A prominent example of this style is the work of the Los Angeles floral designer Yasmine Mei, who describes her approach as “playfully combining the classical and the unusual.” Her arrangements include pomegranates surrounding pink oysters and pom poms of lion’s mane, fluffy tufts of flowers interspersed with enokis, and thick trumpets nestled into a bouquet with herbs. A design featuring mushrooms along with underripe tangerines and stalks of yellow grevillea, also known as spider flowers, offers an otherworldly appearance. She’s used mushrooms at events for Salad Freak author Jess Damuck and fashion designer Stella McCartney.
Events by the rapidly growing mushroom supplier Smallhold also often feature mushroom and floral centerpieces. The snack table at a recent launch party for the brand’s mushroom pesto was anchored by a lush display of oyster mushrooms, flowers, and ferns, lending an immersive forest aura to the otherwise industrial-looking Brooklyn meadery Honey’s.

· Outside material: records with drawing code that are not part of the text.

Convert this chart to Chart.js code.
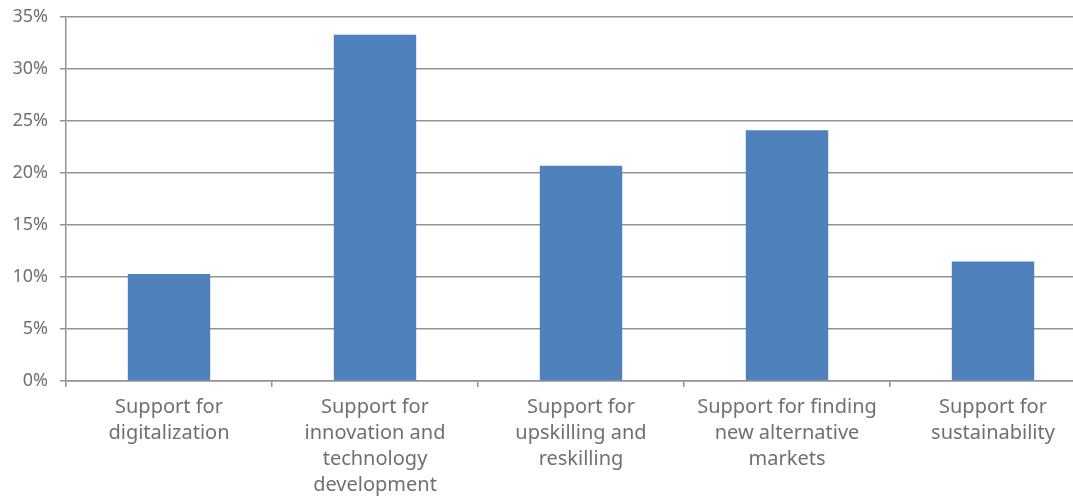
<!DOCTYPE html>
<html>
<head>
<meta charset="utf-8">
<script src="https://cdn.jsdelivr.net/npm/chart.js@4"></script>
<style>
  html, body { margin: 0; padding: 0; background: #fff; overflow: hidden; }
  #wrap { width: 1100px; height: 499px; }
</style>
</head>
<body>
<div id="wrap"><canvas id="myChart" width="1100" height="499"></canvas></div>
<script>
// categories and values
const categories = [
    ['Support for', 'digitalization'],
    ['Support for', 'innovation and', 'technology', 'development'],
    ['Support for', 'upskilling and', 'reskilling'],
    ['Support for finding', 'new alternative', 'markets'],
    ['Support for', 'sustainability']
];
const shares = [10.3, 33.3, 20.7, 24.1, 11.5];
const yTicks = [0, 5, 10, 15, 20, 25, 30, 35];

const textColor = '#707070';
const lineColor = '#939393';

const ctx = document.getElementById('myChart').getContext('2d');
const myChart = new Chart(ctx, {
    type: 'bar',
    data: {
        labels: categories,
        datasets: [{
            data: shares,
            backgroundColor: '#4f81bd',
            borderWidth: 0,
            categoryPercentage: 1,
            barPercentage: 0.4
        }]
    },
    options: {
        responsive: false,
        animation: false,
        layout: { padding: { top: 17, right: 4, left: 0, bottom: 0 } },
        plugins: {
            legend: { display: false },
            tooltip: { enabled: false }
        },
        scales: {
            x: {
                grid: {
                    offset: true,
                    drawOnChartArea: false,
                    drawTicks: true,
                    tickLength: 6,
                    color: lineColor,
                    lineWidth: 1.5
                },
                border: { color: lineColor, width: 1.5 },
                ticks: {
                    color: textColor,
                    padding: 7,
                    maxRotation: 0,
                    autoSkip: false,
                    font: { family: 'Noto Sans', size: 20, lineHeight: 1.3 }
                },
                afterFit: function (scale) {
                    scale.height = 118;
                    scale.paddingLeft = 0;
                    scale.paddingRight = 0;
                }
            },
            y: {
                min: 0,
                max: 35,
                afterBuildTicks: function (scale) {
                    scale.ticks = yTicks.map(v => ({ value: v }));
                },
                grid: {
                    color: lineColor,
                    lineWidth: 1.5,
                    tickLength: 6
                },
                border: { color: lineColor, width: 1.5 },
                ticks: {
                    color: textColor,
                    padding: 12,
                    font: { family: 'Noto Sans', size: 18 },
                    callback: v => v + '%'
                },
                afterFit: function (scale) {
                    scale.width = 66;
                    scale.paddingTop = 0;
                    scale.paddingBottom = 0;
                }
            }
        }
    }
});
</script>
</body>
</html>
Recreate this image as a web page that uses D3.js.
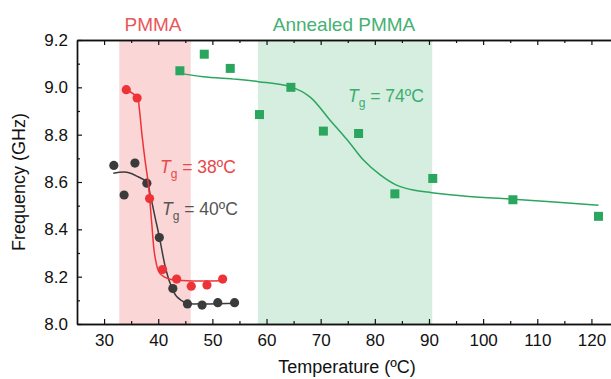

It isn’t just mushrooms starring in these refreshingly unpredictable designs. A splash of white currants turn a single pitcher plant into a centerpiece in an arrangement from London florist Kasia Borowiecka, who has also used tropical fruit, as well as kale and bitter melon, to great textural effect. Sparse designs from the Limassol, Cyprus artist Anastasia Kolesnichenko find sculptural beauty in arrangements as simple as a single star fruit paired with a slice of citrus and two flowers; so do designs from Berlin floral designer Carolin Ruggaber, who anchors arrangements with grapes or lemons.
Similarly, the Brooklyn pop-up series Produce Parties, which throws potluck events that are themed around a fruit, vegetable, or mushroom, extends its themes to its tablescapes, typically working with floral designer Lindsay Jones. Towers of carnations and tomatoes stole the show at a tomato-themed party in the summer. These aren’t your typical Edible Arrangements, but art that highlights the beauty in what happens to be edible.
Natoora, the purveyor of specialty produce, makes a compelling case for the vegetable bouquet each Valentine’s Day. With its “Radicchio, Not Roses” campaign, Natoora argues that not only are roses wasted at the end of their lives, but the process of producing them is often exploitative and environmentally unsustainable, requiring shipping over large distances and transportation on more resource-intensive refrigerated trucks. Radicchio, by comparison, can be eaten after being enjoyed visually.
What I like about produce-centric bouquets is the break from expectation. There is still a place for flowers, of course, but these bouquets offer a way of looking past the obvious (flowers alone) and to more unexpected elements (weird vegetables, fun fruit) and what they can add in terms of shape, texture, and color. This Valentine’s Day, add some variety to your usual flowers by bulking up your bouquet at the farmers market.